A cell-compatible red light-emitting multianalyte chemosensor via three birds, one stone strategy

The design and synthesis of red light-emitting multianalyte chemosensors have always been a challenging task because of its specific requirement of coordination pocket and selective fluorescence mechanism. Herein, we develop a chemosensor via “three birds, one stone” strategy in which we can detect three metal ions with one ligand. A highly sensitive new azo functionalized rhodamine based luminescent sensor is synthesized for selective fluorogenic recognition of Al³⁺, Cr³⁺, and chromogenic recognition of Cu²⁺ in ethanol: H₂O medium in the red light-emitting zone. Among the guest metals, Cu²⁺ efficiently quenches the emission whereas Al³⁺ and Cr³⁺ induce increased luminescent 4.76 fold for Al³⁺ and 2.47 fold for Cr³⁺ through chelation-enhanced fluorescence (CHEF) and photo-induced electron transfer (PET) regulated mechanism with the formation of 1:1 complex.
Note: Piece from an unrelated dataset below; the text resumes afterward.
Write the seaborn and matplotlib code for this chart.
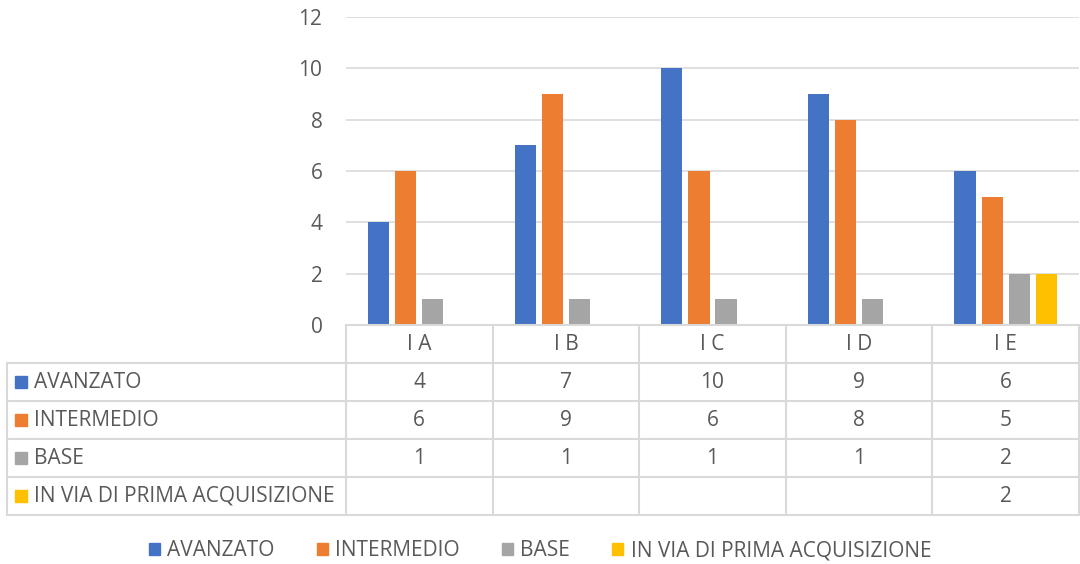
import numpy as np
import pandas as pd
import seaborn as sns
import matplotlib.pyplot as plt
from matplotlib.patches import Rectangle, Patch

# Dati del grafico
classi = ['I A', 'I B', 'I C', 'I D', 'I E']
livelli = ['AVANZATO', 'INTERMEDIO', 'BASE', 'IN VIA DI PRIMA ACQUISIZIONE']
avanzato = [4, 7, 10, 9, 6]
intermedio = [6, 9, 6, 8, 5]
base = [1, 1, 1, 1, 2]
prima_acquisizione = [np.nan, np.nan, np.nan, np.nan, 2]
colori = ['#4472C4', '#ED7D31', '#A5A5A5', '#FFC000']

serie = [avanzato, intermedio, base, prima_acquisizione]
df = pd.DataFrame({
    'classe': np.tile(classi, len(livelli)),
    'livello': np.repeat(livelli, len(classi)),
    'valore': np.concatenate(serie),
})

sns.set_theme(style='white')
plt.rcParams['font.family'] = ['Open Sans', 'DejaVu Sans']
testo = '#595959'
griglia = '#D9D9D9'
fs = 15

W, H = 1080, 564
fig = plt.figure(figsize=(W / 100, H / 100), dpi=100)
ax = fig.add_axes([346 / W, 1 - 325 / H, 733 / W, 308 / H])
tab = fig.add_axes([7 / W, 1 - 515 / H, 1072 / W, 190 / H])

# Barre
sns.barplot(data=df.dropna(), x='classe', y='valore', hue='livello',
            order=classi, hue_order=livelli, palette=colori, saturation=1,
            width=0.74, gap=0.22, linewidth=0, legend=False, ax=ax)
ax.set_xlim(-0.5, len(classi) - 0.5)
ax.set_ylim(0, 12)
ax.set_yticks(range(0, 13, 2))
ax.set_xticks([])
ax.set_xlabel('')
ax.set_ylabel('')
ax.grid(axis='y', color=griglia, linewidth=1.2)
ax.set_axisbelow(True)
for s in ax.spines.values():
    s.set_visible(False)
ax.tick_params(axis='y', length=0, pad=17, labelsize=fs, labelcolor=testo)

# Tabella dati
px_unit = 733 / len(classi)
xmin = -0.5 - 339 / px_unit
xmax = len(classi) - 0.5
nrow = len(livelli) + 1
tab.set_xlim(xmin, xmax)
tab.set_ylim(nrow, 0)
tab.axis('off')
lw = 1.5
tab.plot([-0.5, xmax], [0, 0], color=griglia, lw=lw, clip_on=False)
for r in range(1, nrow + 1):
    tab.plot([xmin, xmax], [r, r], color=griglia, lw=lw, clip_on=False)
for i in range(len(classi) + 1):
    tab.plot([-0.5 + i, -0.5 + i], [0, nrow], color=griglia, lw=lw, clip_on=False)
tab.plot([xmin, xmin], [1, nrow], color=griglia, lw=lw, clip_on=False)

for i, c in enumerate(classi):
    tab.text(i, 0.5, c, ha='center', va='center', fontsize=fs, color=testo)
for r, (nome, valori, col) in enumerate(zip(livelli, serie, colori), start=1):
    tab.add_patch(Rectangle((xmin + 8 / px_unit, r + 0.5 - 0.16), 12 / px_unit, 0.32,
                            color=col, clip_on=False))
    tab.text(xmin + 27 / px_unit, r + 0.5, nome, ha='left', va='center',
             fontsize=fs, color=testo)
    for i, v in enumerate(valori):
        if not np.isnan(v):
            tab.text(i, r + 0.5, f'{v:g}', ha='center', va='center',
                     fontsize=fs, color=testo)

# Legenda
handles = [Patch(color=c) for c in colori]
fig.legend(handles, livelli, loc='center', bbox_to_anchor=(0.5, 1 - 551 / H),
           ncol=4, frameon=False, fontsize=fs, labelcolor=testo,
           handlelength=0.55, handleheight=0.55, handletextpad=0.35,
           columnspacing=2.0)

fig.savefig('out.png', dpi=100)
The restricted imine isomerization through complex formation inhibits ongoing PET process with the instantaneous onset of CHEF. The mechanism is in good consonance with NMR (¹H & ¹³C), FT-IR, elemental analysis, DFT, TCSPC, and pH-dependent studies. Micromolar range detection of 1.1 μM, 1.3 μM, and 1.5 μM for Cu²⁺, Al³⁺, and Cr³⁺ respectively, easy penetration into HLCs cells and higher imaging resolution increase its potentiality to assess Al³⁺ and Cr³⁺ in vitro. Moreover, paper strip application increases its viability as an onsite naked-eye portable solid probe.